In 2004, Konstantin Novoselov and Andre Geim discovered graphene and brought that “miracle material” into the real world as the first known two-dimensional (2D) material. The aforementioned discovery has triggered a tremendous amount of research in various fields, including materials science. Graphene is a single layer of sp2-carbon atoms bonded by covalent bonds and organized in a 2D honeycomb lattice. Owing to this arrangement, graphene exhibits extraordinary properties such as excellent mechanical strength, large specific surface area, high electron mobility, great optical transmittance, excellent thermal conductivity, good chemical stability, biocompatibility, and many other supreme properties. All these extraordinary properties are combined in one material make graphene the most promising material to date. So far, graphene has been synthesized via several methods, including mechanical exfoliation, chemical vapor deposition, and liquid-phase exfoliation.
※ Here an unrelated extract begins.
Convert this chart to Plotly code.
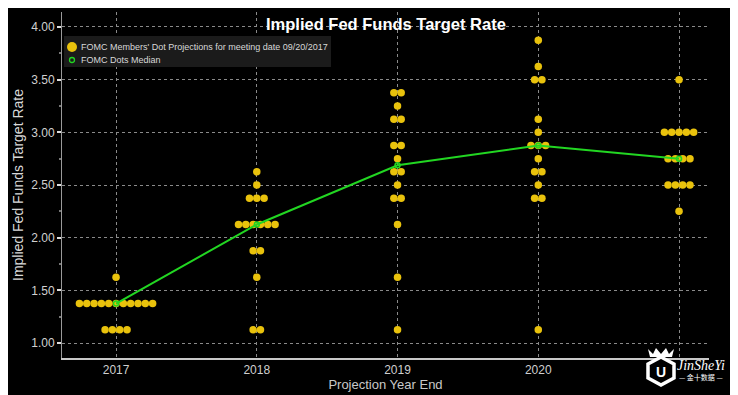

However, these methods are multiple-step, time-consuming, and/or incompatible with the device fabrication on flexible and heat-sensitive substrates. Consequently, there is an urgent need for facile and single-step methodologies that can be used for cost-effective and large-scale production of high-quality graphene patterns. Exploration of these novel methodologies may pave the way for the development and commercialization of high-performance graphene-based flexible electronics. The main objective of this research is three-fold: (1) establishment of an effective methodology for the direct fabrication of graphene and its composites on thin, flexible, and heat-sensitive substrates/precursors using femtosecond laser, (2) comprehension of the structures and properties of the produced materials, and (3) development of applications in flexible electronics to demonstrate technological capability.